Goal of the exercise: Leaving the pictures out, print the lines from the first line of the listing through the line containing "const values: number[] = [4, 46, 18, 2, 30];", exactly as they read, and no others.
— START Supplied material —
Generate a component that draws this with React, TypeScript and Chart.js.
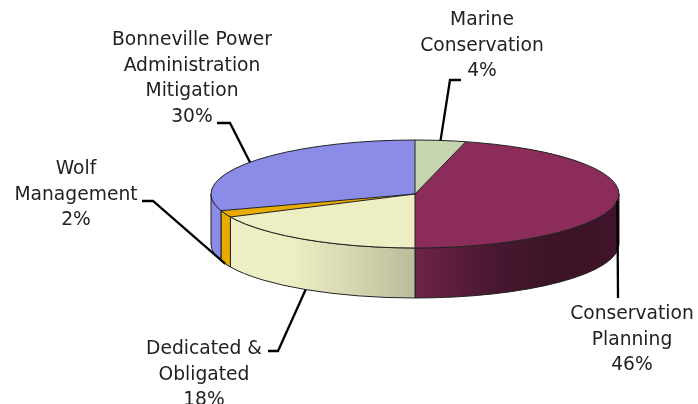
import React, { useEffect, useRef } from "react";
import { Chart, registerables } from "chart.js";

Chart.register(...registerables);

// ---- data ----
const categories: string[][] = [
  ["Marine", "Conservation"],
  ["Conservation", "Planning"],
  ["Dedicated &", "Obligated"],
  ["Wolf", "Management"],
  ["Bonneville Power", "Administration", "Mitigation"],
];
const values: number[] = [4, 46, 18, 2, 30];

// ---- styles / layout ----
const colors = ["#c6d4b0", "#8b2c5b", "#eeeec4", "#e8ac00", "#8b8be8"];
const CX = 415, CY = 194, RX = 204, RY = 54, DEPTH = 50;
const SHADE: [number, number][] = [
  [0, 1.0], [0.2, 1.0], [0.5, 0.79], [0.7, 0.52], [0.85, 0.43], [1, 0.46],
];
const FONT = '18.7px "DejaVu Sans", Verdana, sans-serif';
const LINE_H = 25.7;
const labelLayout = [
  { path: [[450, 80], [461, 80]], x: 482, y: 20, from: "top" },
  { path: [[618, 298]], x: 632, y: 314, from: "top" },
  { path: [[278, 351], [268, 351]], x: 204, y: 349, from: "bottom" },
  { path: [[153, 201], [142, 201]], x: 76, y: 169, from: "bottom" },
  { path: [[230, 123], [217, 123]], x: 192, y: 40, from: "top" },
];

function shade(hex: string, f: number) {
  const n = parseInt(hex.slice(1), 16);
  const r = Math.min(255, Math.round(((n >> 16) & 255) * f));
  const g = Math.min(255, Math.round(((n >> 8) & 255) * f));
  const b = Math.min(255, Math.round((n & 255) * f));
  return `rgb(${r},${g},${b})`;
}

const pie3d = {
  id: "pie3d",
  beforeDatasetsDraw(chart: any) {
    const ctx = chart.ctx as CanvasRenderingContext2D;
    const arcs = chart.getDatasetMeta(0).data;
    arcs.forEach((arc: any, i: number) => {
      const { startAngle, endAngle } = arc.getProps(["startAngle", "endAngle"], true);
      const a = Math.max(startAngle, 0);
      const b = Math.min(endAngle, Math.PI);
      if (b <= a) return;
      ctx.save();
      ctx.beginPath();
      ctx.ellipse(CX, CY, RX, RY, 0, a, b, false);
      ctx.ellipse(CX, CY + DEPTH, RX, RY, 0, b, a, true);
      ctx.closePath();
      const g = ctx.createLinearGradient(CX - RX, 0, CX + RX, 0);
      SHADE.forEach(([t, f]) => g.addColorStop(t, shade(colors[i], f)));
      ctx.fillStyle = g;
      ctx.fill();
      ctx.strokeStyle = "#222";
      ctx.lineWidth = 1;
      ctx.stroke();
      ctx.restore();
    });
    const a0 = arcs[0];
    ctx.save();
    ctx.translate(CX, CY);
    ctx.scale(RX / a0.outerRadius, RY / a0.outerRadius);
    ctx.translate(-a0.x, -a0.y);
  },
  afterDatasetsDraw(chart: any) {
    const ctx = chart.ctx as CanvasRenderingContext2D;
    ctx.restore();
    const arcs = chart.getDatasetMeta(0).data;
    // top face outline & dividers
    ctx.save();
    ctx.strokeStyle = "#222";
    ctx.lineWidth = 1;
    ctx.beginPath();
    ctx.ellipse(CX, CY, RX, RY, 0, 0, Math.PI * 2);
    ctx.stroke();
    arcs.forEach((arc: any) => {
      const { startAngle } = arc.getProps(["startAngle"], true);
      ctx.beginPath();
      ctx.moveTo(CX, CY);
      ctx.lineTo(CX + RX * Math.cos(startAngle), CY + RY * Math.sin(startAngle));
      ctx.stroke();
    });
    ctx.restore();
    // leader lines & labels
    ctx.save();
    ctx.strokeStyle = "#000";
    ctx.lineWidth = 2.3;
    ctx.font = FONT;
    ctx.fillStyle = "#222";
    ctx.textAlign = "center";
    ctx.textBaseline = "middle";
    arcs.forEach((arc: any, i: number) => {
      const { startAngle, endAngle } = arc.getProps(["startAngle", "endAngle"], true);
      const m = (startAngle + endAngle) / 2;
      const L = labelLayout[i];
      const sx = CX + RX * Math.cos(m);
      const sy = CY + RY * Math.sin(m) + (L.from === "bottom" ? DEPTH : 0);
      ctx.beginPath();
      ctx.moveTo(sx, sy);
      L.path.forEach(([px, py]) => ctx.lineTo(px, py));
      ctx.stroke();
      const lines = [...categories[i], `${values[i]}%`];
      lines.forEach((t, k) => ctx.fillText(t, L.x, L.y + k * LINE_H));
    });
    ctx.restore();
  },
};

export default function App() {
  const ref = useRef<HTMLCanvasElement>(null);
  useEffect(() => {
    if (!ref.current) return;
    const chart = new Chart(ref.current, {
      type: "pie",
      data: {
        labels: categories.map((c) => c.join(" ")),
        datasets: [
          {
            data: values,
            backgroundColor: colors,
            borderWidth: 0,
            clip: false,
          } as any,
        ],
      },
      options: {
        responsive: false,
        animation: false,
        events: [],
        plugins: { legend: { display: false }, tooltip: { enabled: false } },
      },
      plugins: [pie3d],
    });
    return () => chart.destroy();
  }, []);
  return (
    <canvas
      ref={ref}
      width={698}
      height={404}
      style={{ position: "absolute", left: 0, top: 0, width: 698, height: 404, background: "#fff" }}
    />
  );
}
— END Supplied material —
In response:
Generate a component that draws this with React, TypeScript and Chart.js.
import React, { useEffect, useRef } from "react";
import { Chart, registerables } from "chart.js";

Chart.register(...registerables);

// ---- data ----
const categories: string[][] = [
  ["Marine", "Conservation"],
  ["Conservation", "Planning"],
  ["Dedicated &", "Obligated"],
  ["Wolf", "Management"],
  ["Bonneville Power", "Administration", "Mitigation"],
];
const values: number[] = [4, 46, 18, 2, 30];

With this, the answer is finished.